I am sorry you are to have such a busy time the next few days — but I hope that you will be made strong for it. Keep quiet and restful in your own heart — and the work will not be half so hard, nor the exhaustion half so great. It is fretting and worrying which gives people nervous prostration and breaks them down — it is hardly ever work which does it. If we would learn to work quietly, with the peace of God in our heart, without any fret-we would never break down.

You ask if it is true that "no Christian ever loses control of himself for an instant."

That is probably not true. Of course, the aim of all Christian life is never to lose self-control, even for an instant — but in my rather long experience of life I have not yet seen the person who had quite attained this perfection. Moses seemed to have come very near to it. For forty years he did not lose his meekness or his patience. But at last even he, in some moment of great stress and strain — spoke unadvisedly, losing his temper and growing angry. Even John, the beloved disciple, once wanted to call down fire upon a village which refused to receive his Master. Please take this, therefore, as the definition of a Christian in the matter to which you refer:

First, every Christian desires to have perfect self-mastery. That is what Christ wants every one of us to attain. This is one of the fruits of the Spirit. Galatians 2:22, 23.
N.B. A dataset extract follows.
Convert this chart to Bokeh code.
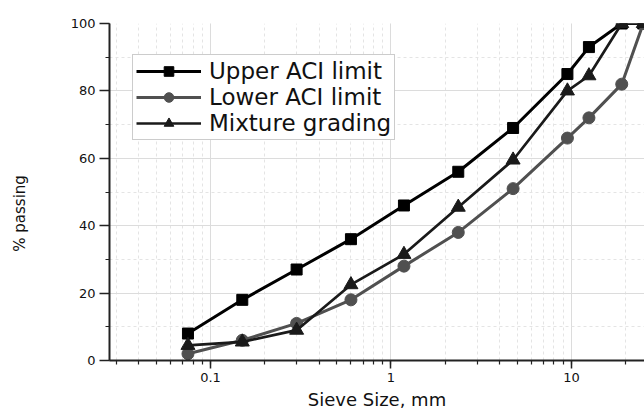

Second, this matter of self-control is an education. It begins the moment one accepts Christ and starts to follow him. But the process is slow. While we are always to try to control ourselves, turning to Christ for help at every point of temptation, probably we shall all find, even at the end of a long life, that we have not yet attained, neither are we yet perfect.

Third, therefore a Christian is one who is striving earnestly and faithfully to keep perfect self-mastery. However often he may fail, he is not to be discouraged, always looking forward, and determining that sometime and somewhere, although years and years hence, the lesson must be learned and the victory won.